There’s a couple other issues with it still (I added a “Limitations & Bugs” section to the readme), but I’d be happy if you (or whoever else is interested) could take another look.

I have a couple questions:

Is it ok to use dns as the namespace for the app? Since the providers already use dns.providers, and it seems like that would overlap, but it hasn’t been an issue in my testing.

I’m really happy with the tests I added: it’s awesome to be able to just write a Caddyfile and run it with tester.InitServer() in the test. I think the DNS server part is reasonably well covered now, but the provider & adding records dynamically isn’t covered at all.
Since Caddy has the built-in ACME server, I was thinking it might be possible to have complete “end-to-end” testing, by just spinning up 2 Caddies, one as the server and one doing the challenge, which would be really cool. However I think I’m missing two pretty big pieces: a way to override the ACME-Caddy DNS resolution so that it queries the solver-Caddy, and a way for the solver-Caddy to trust the (self-signed) TLS cert of the ACME-Caddy.
Getting that to work might be harder than just testing the provider part in isolation though.
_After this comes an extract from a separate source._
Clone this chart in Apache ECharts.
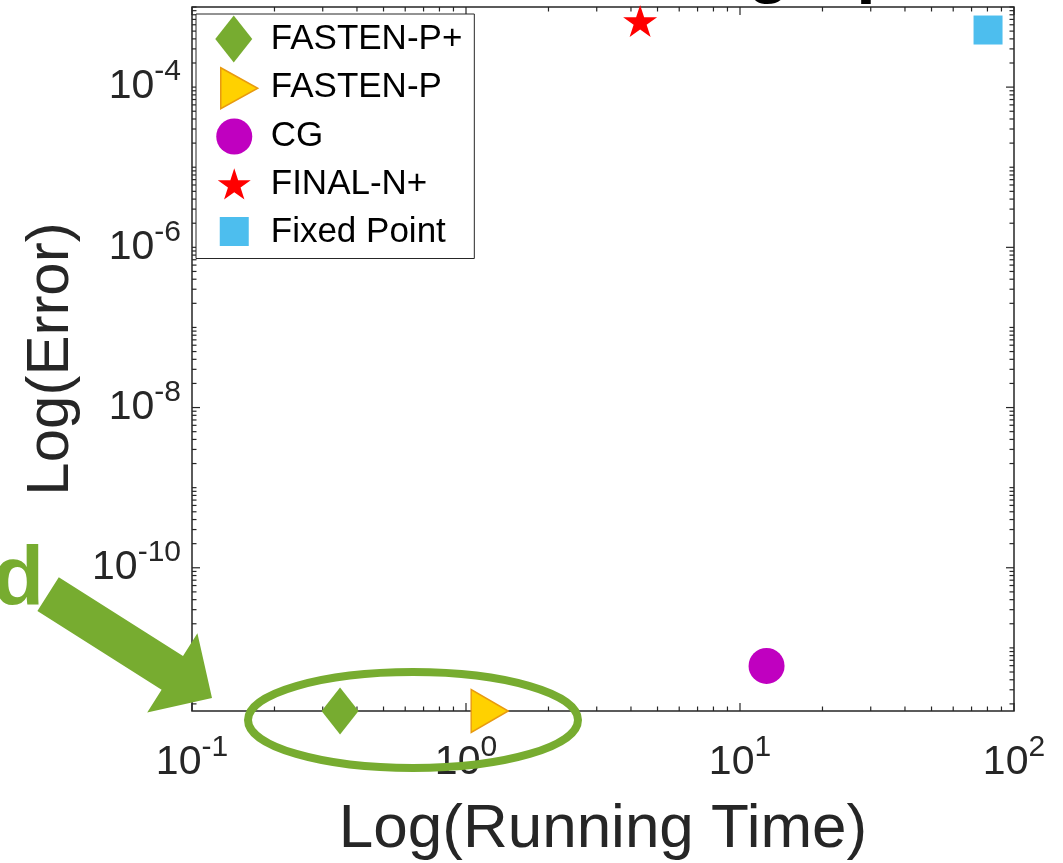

I’m not sure why, but I’ve only been able to get the challenge to work by disabling the propagation checks with propagation_timeout -1. Both the internal server & LE staging have no problem querying the record and issuing a certificate, but the Caddy that’s solving won’t even ask them to, if the propagation checks are enabled.
Actually, I just tried it again on the server that’s in the real DNS root (as opposed to pretending to be example.com via /etc/hosts) and it seems it might be failing because there’s no SOA record being served. I’m still not sure why that record would be necessary (and again, it works if the checks are disabled).
I’ll have to look into it some more.

Finally, I’m thinking this plugin/package might need to be rebranded.
While it’s not a full-featured DNS server by any means, now that it can serve whatever records, it’s also not a “stub” anymore, either. I’ve already renamed the provider module to dns.providers.internal, which I prefer, but I don’t know what to do for the package, especially considering there are quite a few “Caddy & DNS” related packages already.

2 Likes

Yeah, I’d say that’s probably too generic a name. Try to come up with something more creative, and it’ll avoid concerns of naming overlap.
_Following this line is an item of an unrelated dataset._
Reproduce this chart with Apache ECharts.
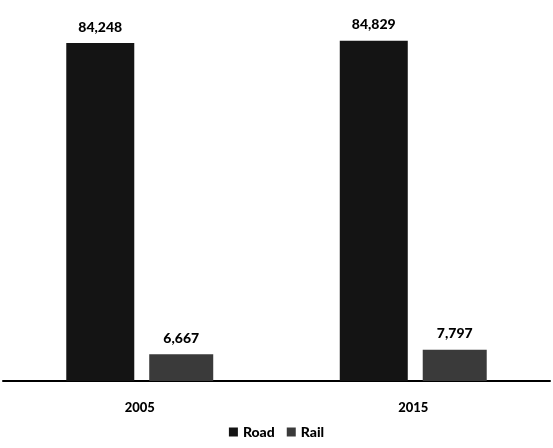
<!DOCTYPE html>
<html><head><meta charset="utf-8">
<script src="https://cdn.jsdelivr.net/npm/echarts@6/dist/echarts.min.js"></script>
<style>html,body{margin:0;padding:0;background:#fff}#c{width:553px;height:448px}</style>
</head><body><div id="c"></div>
<script>
const categories = ['2005', '2015'];
const roadValues = [84248, 84829];
const railValues = [6667, 7797];
const seriesNames = ['Road', 'Rail'];

const chart = echarts.init(document.getElementById('c'));
const fmt = v => v.toLocaleString('en-US');
const labelStyle = {show: true, position: 'top', distance: 9, fontFamily: 'Lato', fontWeight: 900, fontSize: 14, color: '#000', formatter: p => fmt(p.value)};
chart.setOption({
  animation: false,
  textStyle: {fontFamily: 'Lato'},
  grid: {left: 3, right: 3, top: 20, bottom: 67},
  legend: {bottom: 4, left: 'center', icon: 'rect', itemWidth: 9, itemHeight: 9, itemGap: 12,
    textStyle: {fontFamily: 'Lato', fontWeight: 900, fontSize: 14, color: '#000'},
    data: seriesNames},
  xAxis: {type: 'category', data: categories,
    axisLine: {lineStyle: {color: '#000', width: 2}}, axisTick: {show: false},
    axisLabel: {margin: 20, fontFamily: 'Lato', fontWeight: 900, fontSize: 13, color: '#000'}},
  yAxis: {type: 'value', min: 0, max: 90000, show: false, splitLine: {show: false}},
  series: [
    {name: seriesNames[0], type: 'bar', data: roadValues, barWidth: 68, barGap: '22%',
     itemStyle: {color: '#141414'}, label: labelStyle},
    {name: seriesNames[1], type: 'bar', data: railValues, barWidth: 64,
     itemStyle: {color: '#3a3a3a'}, label: labelStyle}
  ]
});
</script></body></html>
There is resolvers config for DNS challenges in the tls config, if that’s what you mean. If not, I’m not sure where you mean.

When you spin up the ACME server, it generates a root.crt in its data storage. You can point it to that.

Probably :man_shrugging: that’s more effort than I’m willing to put into testing :joy:

Did you configure resolvers to allow Caddy to query the right DNS server? It’ll look to see that it can confirm the TXT record does appear before allowing the rest of the process to continue.

But to be honest, I think we should remove disable propagation checks by default, they’re a speedbump which doesn’t really save any processing time. The propagation delay does make sense though if we know the DNS server is slow to propagate (e.g. GoDaddy’s had been known to have issues with that).

Propagation also has the “multi-perspective” problem, because Caddy itself is not necessarily going to be able to see the same DNS query results that the ACME issuer does. Configuring resolvers can help with that in most cases by using something like 1.1.1.1 or whatever, but it’s flaky in general.

Related: Multi-Perspective Validation Improves Domain Validation Security - Let's Encrypt

Oh yeah maybe. SOA records are looked up to find the “zone” for the domain, since the TXT records are written to the root of the zone. I think. @matt can probably confirm that point, I’m a bit rusty on the details there.

2 Likes

Uh, I’m no DNS expert either :sweat_smile:

But yes that sounds about right. SOA helps us know what zone to look in, in an attempt to mimic what an ACME server would do.

1 Like

No, I meant for the verification part.
I was imagining the perfect integration test: I just write 2 Caddyfiles and launch them both with caddytest.Tester.InitServer. One of them uses the built-in ACME server, to “host” the challenge and the other one solves it.

# Caddy A
acme {
	tls internal
	acme_server # ← This guy would need to use a different resolver, i.e. 127.0.0.123
}
# Caddy B
{
	acme_ca https://acme/acme/local/directory
	# Needs to trust Caddy A's certificate to do the HTTPS here
	dns 127.0.0.123:53 {
		record "example.com. A 127.0.0.123"
	}
}

example.com {
	bind 127.0.0.123
	tls {
		dns internal
		propagation_timeout -1
	}
	respond "Works"
}

… Or something like that. I just thought it would be really cool to get the Caddies to test each other :smiley:. But yea, it’s probably not possible without modifying a bunch of stuff.
(I guess I’d also need to figure how to check that Caddy B is serving HTTPS with a cert that’s signed by Caddy A).

Anyway, I just realized I should probably rename the provider module again, it’s too similar to the tls internal directive for self-signing certificates with the internal PKI.

No, I figured since it’s in the actual DNS root, any resolver should be able to find it.

Yea, before I spotted those SOA queries being rejected, I thought it might be a firewall issue: that because the system is querying itself, the packets wouldn’t count as INPUT, and different rules would apply.

Yea maybe that’s the right call. I’m not really qualified to say :sweat_smile:. For now, I think I’ll read up a bit more on SOA records, and I’ll try and implement them as a special case, so that they get served automatically and don’t prevent the listener from shutting down if they’re the only record it has to serve.

Oddly, I’ve never seen the LE staging CA query for SOAs, they seem to go straight for the TXT records. Maybe they only query those for the outer zones (I put an NS record pointing to my server for the _acme-challenge “sub-zone” in my testing subdomain).

Do you mean for acme_server to resolve the DNS challenge?

Yeah that’s fair, we should probably look into that. If you want to open an issue on github to track that, it’d be helpful.

This topic was automatically closed after 30 days. New replies are no longer allowed.